Chapter 4 - Quadratic Functions and Equations - 4-9 Quadratic Systems - Practice and Problem-Solving Exercises - Page 262: 14

The solutions are $(0, 1)$ and $(-3, -2)$.

We will use substitution to solve this system of equations. We substitute one of the expressions for $y$, which would mean that we are going to set the two equations equal to one another to solve for $x$ first: $x^2 + 4x + 1 = x + 1$ We want to move all terms to the left side of the equation. $x^2 + 4x - x + 1 - 1 = 0$ Combine like terms: $x^2 + 3x = 0$ Factor out common terms: $x(x + 3) = 0$ Use the Zero-Product Property by equating each factor to $0$, then solve each equation.
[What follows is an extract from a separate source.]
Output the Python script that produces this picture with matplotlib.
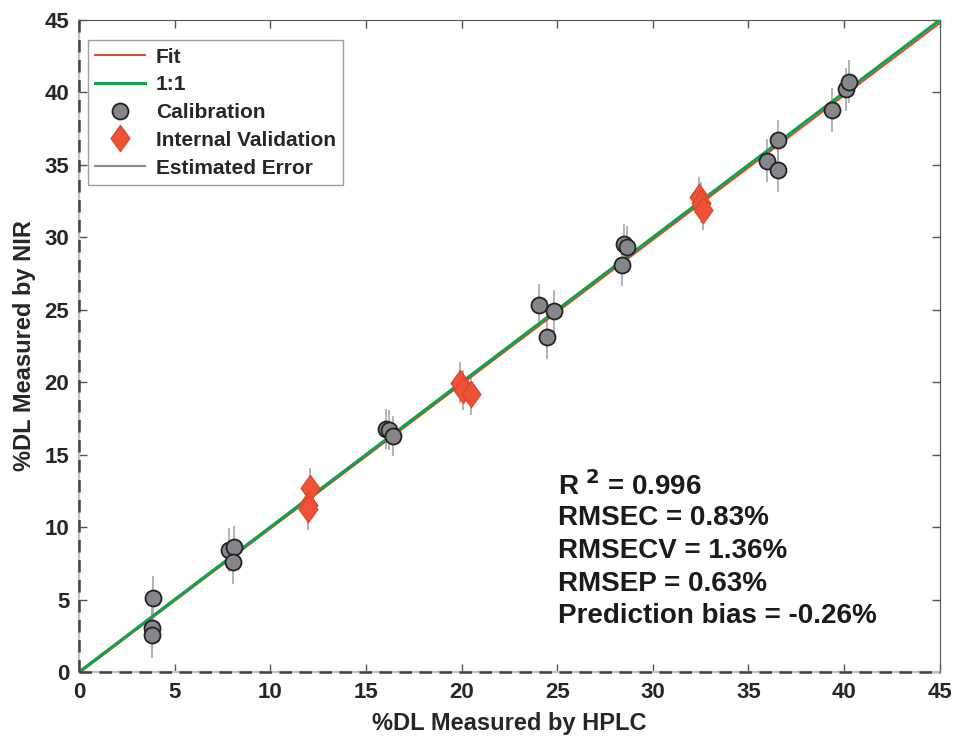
import numpy as np
import matplotlib.pyplot as plt

plt.rcParams['font.family'] = ['Liberation Sans', 'DejaVu Sans']
plt.rcParams['font.weight'] = 'bold'

# calibration samples: HPLC vs NIR
cal_hplc = [3.87, 3.8, 3.8, 7.84, 8.1, 8.05, 16.05, 16.2, 16.4,
            24.05, 24.85, 24.45, 28.49, 28.63, 28.37,
            36.52, 35.98, 36.56, 39.35, 40.09, 40.27]
cal_nir = [5.1, 3.04, 2.55, 8.42, 8.6, 7.6, 16.77, 16.7, 16.3,
           25.3, 24.9, 23.1, 29.54, 29.35, 28.07,
           36.71, 35.29, 34.64, 38.79, 40.21, 40.74]
cal_err = [1.5, 1.5, 1.6, 1.5, 1.5, 1.5, 1.4, 1.4, 1.4,
           1.5, 1.5, 1.5, 1.4, 1.4, 1.4,
           1.4, 1.5, 1.5, 1.5, 1.5, 1.5]

# internal validation samples
val_hplc = [12.1, 11.95, 11.95, 19.92, 20.09, 20.47, 32.43, 32.5, 32.64]
val_nir = [12.68, 11.5, 11.23, 19.97, 19.46, 19.16, 32.76, 32.4, 31.88]
val_err = [1.4, 1.4, 1.4, 1.4, 1.4, 1.4, 1.4, 1.4, 1.4]

# regression line (slope, intercept)
fit_slope = 0.997
fit_intercept = -0.08

stats = ["R$^{\\ 2}$ = 0.996", "RMSEC = 0.83%", "RMSECV = 1.36%",
         "RMSEP = 0.63%", "Prediction bias = -0.26%"]

fig = plt.figure(figsize=(9.57, 7.42), dpi=100)
ax = fig.add_axes([0.0825, 0.0943, 0.8995, 0.8787])

line = np.array([0, 45])
diamond = [(0, 1), (0.72, 0), (0, -1), (-0.72, 0), (0, 1)]

ax.errorbar(cal_hplc, cal_nir, yerr=cal_err, fmt='none', ecolor='#a8a8a8', elinewidth=1.2, zorder=2)
ax.errorbar(val_hplc, val_nir, yerr=val_err, fmt='none', ecolor='#a8a8a8', elinewidth=1.2, zorder=2)

ax.plot(line, fit_slope * line + fit_intercept, color='#e8432f', lw=1.4, zorder=3, label='Fit')
ax.plot(line, line, color='#10a34a', lw=2.2, zorder=4, label='1:1')
ax.plot(cal_hplc, cal_nir, 'o', ms=11.5, mfc='#87878b', mec='#222222', mew=1.3,
        zorder=5, label='Calibration')
ax.plot(val_hplc, val_nir, marker=diamond, ls='none', ms=19, mfc='#ee5236', mec='#d84528',
        mew=0.8, zorder=5, label='Internal Validation')
ax.plot([], [], color='#888888', lw=1.5, label='Estimated Error')

ax.set_xlim(0, 45)
ax.set_ylim(0, 45)
ax.set_xticks(range(0, 46, 5))
ax.set_yticks(range(0, 46, 5))
ax.tick_params(direction='in', length=6, width=1, top=True, right=True,
               labelsize=16, colors='#555555', labelcolor='#262626', pad=7)
for lab in ax.get_xticklabels() + ax.get_yticklabels():
    lab.set_fontweight('bold')

for side in ['top', 'right']:
    ax.spines[side].set_color('#555555')
for side in ['bottom', 'left']:
    ax.spines[side].set_color('#c0c0c0')
    ax.spines[side].set_linewidth(1.6)
ax.axhline(0, color='#444444', lw=1.8, ls=(0, (5, 3)), zorder=6, clip_on=False)
ax.axvline(0, color='#444444', lw=1.8, ls=(0, (5, 3)), zorder=6, clip_on=False)

ax.set_xlabel('%DL Measured by HPLC', fontsize=17, fontweight='bold', color='#262626', labelpad=7)
ax.set_ylabel('%DL Measured by NIR', fontsize=17, fontweight='bold', color='#262626', labelpad=6)

leg = ax.legend(loc='upper left', bbox_to_anchor=(0.0105, 0.969), fontsize=15, frameon=True,
                fancybox=False, edgecolor='#888888', handlelength=2.4, borderpad=0.35,
                labelspacing=0.42, handletextpad=0.5, borderaxespad=0.0)
leg.get_frame().set_linewidth(1.0)
for t in leg.get_texts():
    t.set_fontweight('bold')
    t.set_color('#262626')

for i, s in enumerate(stats):
    ax.text(0.557, 0.286 - i * 0.0502, s, transform=ax.transAxes, fontsize=20,
            fontweight='bold', color='#1a1a1a', va='center')

fig.savefig('out.png', dpi=100)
First factor: $x = 0$ Second factor: $x + 3 = 0$ Subtract $3$ from each side of the equation: $x = -3$ Now that we have the two possible values for $x$, we can plug them into one of the original equations to find the corresponding $y$ values. Let's use the second equation: $y = (0) + 1$ Add to solve: $y = 1$ Let's solve for $y$ using the other solution for $x$: $y = (-3) + 1$ Add to solve: $y = -2$ The solutions are $(0, 1)$ and $(-3, -2)$.